A selenium-based fluorescent sensor for the reversible detection of ClO- and H2S in foods.

HClO/ClO^- and H₂S are two kinds of momentous biological small molecules in the organism, and the redox balance between them is considerable for the physiological and pathological properties of organisms. Hence, it is very crucial to monitor the redox course between HClO and H₂S. Herein, a reversible fluorescent sensor (IPSe) for ClO^- and H₂S was firstly constructed with the selenium atom as the response site and the dicyanoisophorone as the fluorophore. The sensor IPSe could detect ClO^- with good selectivity and sensitivity due to the oxidation reaction of the selenium atom triggered by ClO^-. The recognition of IPSe to hypochlorite induced a hypsochromic shift of the absorption maximum from 420 nm to 380 nm. IPSe exhibited the prominent low detection limit of 55.3 nM for detecting ClO^-, accompanied by distinct fluorescent attenuation. Moreover, H₂S could efficiently return the fluorescence of the IPSe solution to the original level by H₂S reducing selenoxide.
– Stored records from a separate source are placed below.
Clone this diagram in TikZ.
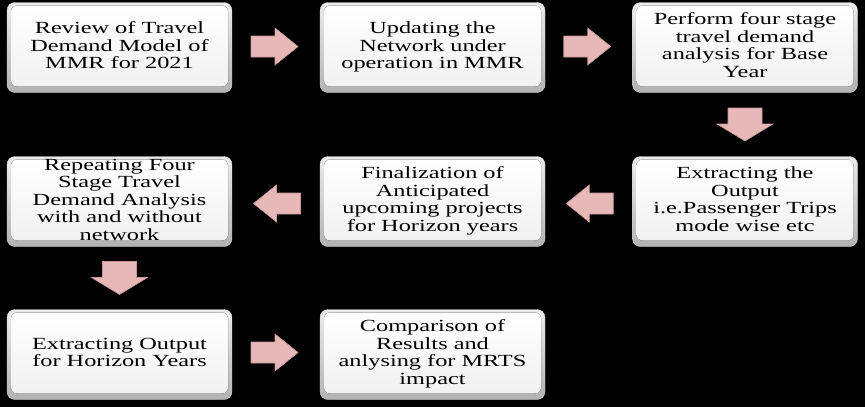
\documentclass[tikz,border=0pt]{standalone}
\usepackage{fontspec}
\setmainfont{Liberation Serif}
\usepackage{graphicx}
\usetikzlibrary{calc}
\definecolor{arrowpink}{RGB}{230,184,183}
\definecolor{arrowedge}{RGB}{200,150,150}
\newcommand{\stretchtxt}[1]{\scalebox{1.43}[1]{\fontsize{17}{17.5}\selectfont\begin{tabular}{@{}c@{}}#1\end{tabular}}}
\tikzset{
  procbox/.style={rounded corners=8pt, minimum width=225pt, minimum height=90pt,
    inner sep=0pt, top color=gray!15, bottom color=gray!60, draw=gray!35, line width=0.4pt,
    path picture={\fill[top color=white, bottom color=gray!12, rounded corners=6pt]
      ([xshift=4pt,yshift=-3pt]path picture bounding box.north west) rectangle
      ([xshift=-4pt,yshift=6pt]path picture bounding box.south east);}},
  blockarrow/.style={draw=arrowedge, fill=arrowpink, line width=0.6pt, line join=miter},
  rblock/.pic={\path[blockarrow] (-23.5,-10.5) -- (0.5,-10.5) -- (0.5,-18.5) -- (23.5,0)
     -- (0.5,18.5) -- (0.5,10.5) -- (-23.5,10.5) -- cycle;},
  dblock/.pic={\path[blockarrow] (-17,-16.5) -- (17,-16.5) -- (17,-0.5) -- (28,-0.5)
     -- (0,16.5) -- (-28,-0.5) -- (-17,-0.5) -- cycle;}
}
\begin{document}
\begin{tikzpicture}[x=1pt,y=-1pt]
\fill[black] (0,0) rectangle (865,407);
\useasboundingbox (0,0) rectangle (865,407);
% boxes
\node[procbox] (b1) at (119.5,47.5) {\stretchtxt{Review of Travel\\Demand Model of\\MMR for 2021}};
\node[procbox] (b2) at (432.5,47.5) {\stretchtxt{Updating the\\Network under\\operation in MMR}};
\node[procbox] (b3) at (745,47.5) {\stretchtxt{Perform four stage\\travel demand\\analysis for Base\\Year}};
\node[procbox] (b4) at (745,201.5) {\stretchtxt{Extracting the\\Output\\i.e.Passenger Trips\\mode wise etc}};
\node[procbox] (b5) at (432.5,201.5) {\stretchtxt{Finalization of\\Anticipated\\upcoming projects\\for Horizon years}};
\node[procbox] (b6) at (119.5,201.5) {\stretchtxt{Repeating Four\\Stage Travel\\Demand Analysis\\with and without\\network}};
\node[procbox] (b7) at (119.5,354.5) {\stretchtxt{Extracting Output\\for Horizon Years}};
\node[procbox] (b8) at (432.5,354.5) {\stretchtxt{Comparison of\\Results and\\anlysing for MRTS\\impact}};
% block arrows between boxes
\coordinate (a12) at ($(b1.east)!0.5!(b2.west)+(-1.5,-1)$);
\coordinate (a23) at ($(b2.east)!0.5!(b3.west)+(-1.5,-1)$);
\coordinate (a34) at ($(b3.south)!0.5!(b4.north)$);
\coordinate (a45) at ($(b4.west)!0.5!(b5.east)+(1,2)$);
\coordinate (a56) at ($(b5.west)!0.5!(b6.east)+(1,2)$);
\coordinate (a67) at ($(b6.south)!0.5!(b7.north)$);
\coordinate (a78) at ($(b7.east)!0.5!(b8.west)+(-1.5,-2)$);
\pic at (a12) {rblock};
\pic at (a23) {rblock};
\pic at (a34) {dblock};
\pic[xscale=-1] at (a45) {rblock};
\pic[xscale=-1] at (a56) {rblock};
\pic at (a67) {dblock};
\pic at (a78) {rblock};
\end{tikzpicture}
\end{document}
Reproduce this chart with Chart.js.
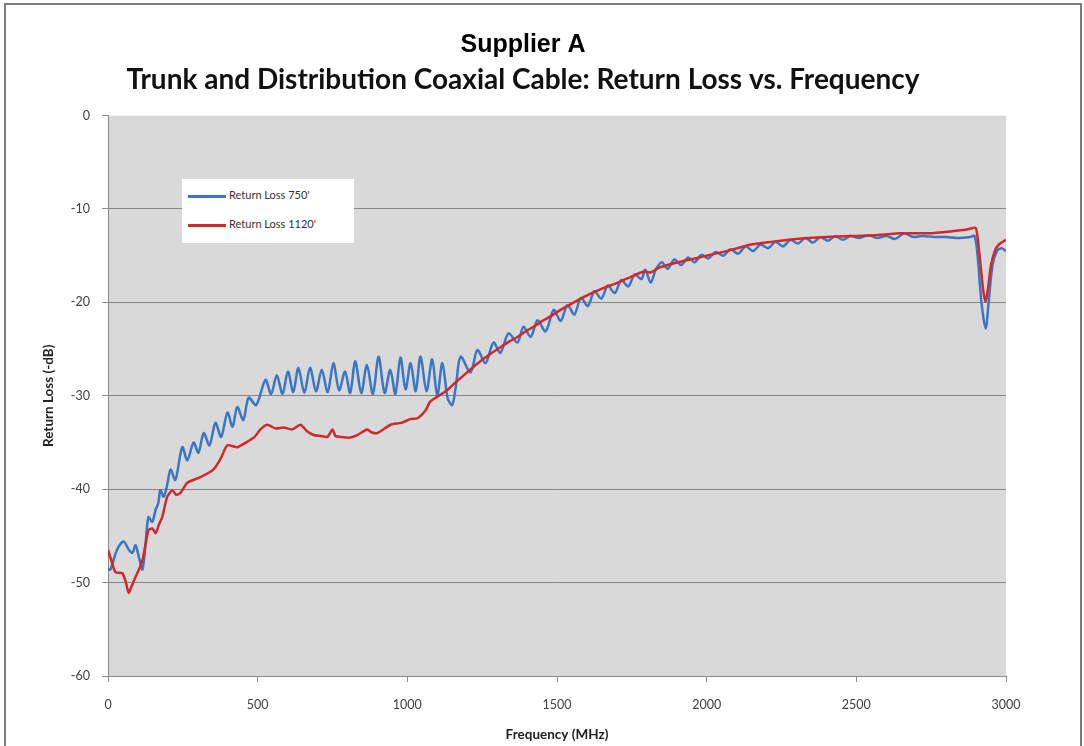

The experimental results show that the suggested method has high precision and accuracy for the detection of ClO^- and H₂S. The applications in real water samples, beverages and cell imaging verified that the IPSe was capable of monitoring the changes in the concentration of ClO^-/H₂S, which indicates that it is of great meaning to survey the biological functions of ClO^- and H₂S via IPSe.